Petitioner, George Papoutsis, is 29 years of age, was born in, and has been a resident in the City of Reading for 29 years. He is in the employ of the Firestone Tire and Rubber Company in the City of Potts-town, Pa. He earns an average of $80 to $85 a week, and has been the sole support of the child since October 18, 1945.

The father of the child always knew where the child and her mother lived. Since October 18, 1945, he neither called to see the child, nor sought temporary custody of her. He gave her no clothing or gifts, and sought no opportunity to speak to her. He was never refused an opportunity to perform any parental duty or to enjoy a parental pleasure or privilege with her.

DiLulIo resides at 104 South Third Street, Reading, about five city blocks from the home of petitioners. He lost his employment at the American Chain and Cable Co., Inc., and thereafter, without employment for one year, he tended bar at various drinking places, several nights a week, earning an average of $15 a week. He is now steadily employed as cook at the hotel at Third and Elm Streets, earning his food and $20 a week.
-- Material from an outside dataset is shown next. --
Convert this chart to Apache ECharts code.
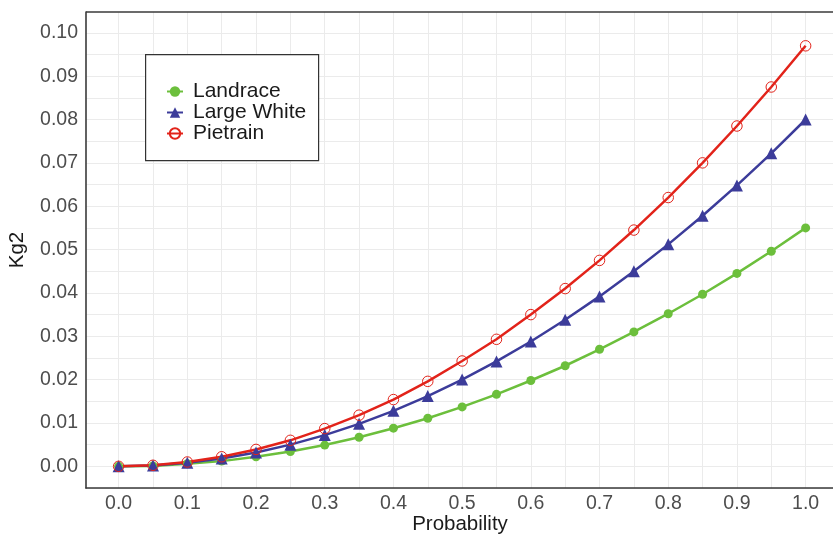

He never complained of inability to see the child, but now refuses to forego his rights to the child, and to consent to the adoption.

“ ‘The statutory notion of abandonment does not necessarily, we think, imply that the parent has deserted the child, or even ceased to feel any concern for its interests. It fairly may, and in our judgment does, import any conduct on the part of the parent which evinces a settled purpose to forego all parental duties and relinquish all parental claim to the child. Such a purpose, clearly manifested, certainly forms a *600more reasonable ground for permitting judicial discretion to decide whether another may assume these claims and duties than does the signature of the parent, which a mere impulse may induce. It does not follow that the purpose may not be repented of, and in proper cases all parental rights again acquired, including this statutory right of preventing adoption by withholding consent; but, when once the abandonment is shown to have existed, it becomes a judicial question whether it really has been terminated or can be, consistently with the welfare of the child. When, in pursuance perhaps of the abandonment, new ties have been formed and a new station in life has been taken by the child, it might be unjust that, solely because of the parents’ caprice, legal sanction should be refused to the new conditions. Under such circumstances, a court might lawfully deem the abandonment irrevocable, so far as the claims of the parent were concerned’ ”: Weinbach’s Appeal, 316 Pa. 333, 339, citing Winans v. Luppie, 47 N. J. Eq. 302, 304, 20 Atl. 969; Adoption of Ogurcak, 35 Berks 127, 129.

“Abandonment may occur in a number of ways. It may be effected by a formal legal instrument or merely by conduct evincing a settled purpose to forego all parental duties and relinquish all parental claims. It is a matter largely of intention to be ascertained from the circumstances, and whether or not a child has been abandoned is a question of fact”: Hazuka’s Case, 345 Pa. 432.

“Abandonment is not an ambulatory thing the legal effects of which a delinquent parent may dissipate at will by the expression of a desire for the return of the discarded child. We do not mean to say that the natural parental right to a child, which has been nullified by abandonment, may not later be retrieved. It may be. But, as the parent’s consent to an adoption is no longer necessary, once abandonment has been proven *601with required legal sufficiency, the welfare of the abandoned child is the primary- and paramount concern of the court unaffected by the desire or caprice of the abandoning parent.

“When, then, does abandonment become complete? That is a question of fact to be determined from the evidence. It requires an intent to escape parental responsibility, and conduct in effectuation of such intent: See Hazuka’s Case, supra. However, the inexorable circumstances of a child that has been abandoned may soon render the abandonment effectual. That is necessarily so. A child’s natural needs for food, clothing and shelter demand that someone immediately assume the attendant responsibility which an abandoning parent has ignored; and, that responsibility endures constantly. It does not await the capricious decision of an uncertain parent, perhaps, years later. The longer the responsibility continues to be discharged capably by the foster parent, the stronger become the ties that form out of the new relationship until there comes a time — possibly, not long deferred, when the welfare of the child may justly require that the parental responsibility be allowed to remain where the abandoning parent has willingly permitted it to be”: Davies Adoption Case, 353 Pa. 579, 587; see also Schwab Adoption Case, 355 Pa. 534.

At no time was the father in such dire, straitened circumstances that he could not have sought temporary relief from his duty of support by application to the court, or by request to the mother of the child. He preferred to continue in default, thereby building, stone by stone, the case of abandonment against himself. He refuses to forego his parental rights, but refuses to recognize or perform his corresponding parental duties. He renders lip-service to his responsibility, but avoids all semblance of performance. His actions are more effective than his words. We hold him guilty *602of abandonment, without retrieve, and accordingly grant the prayer of the petition and direct submission of a decree in keeping with our findings herein.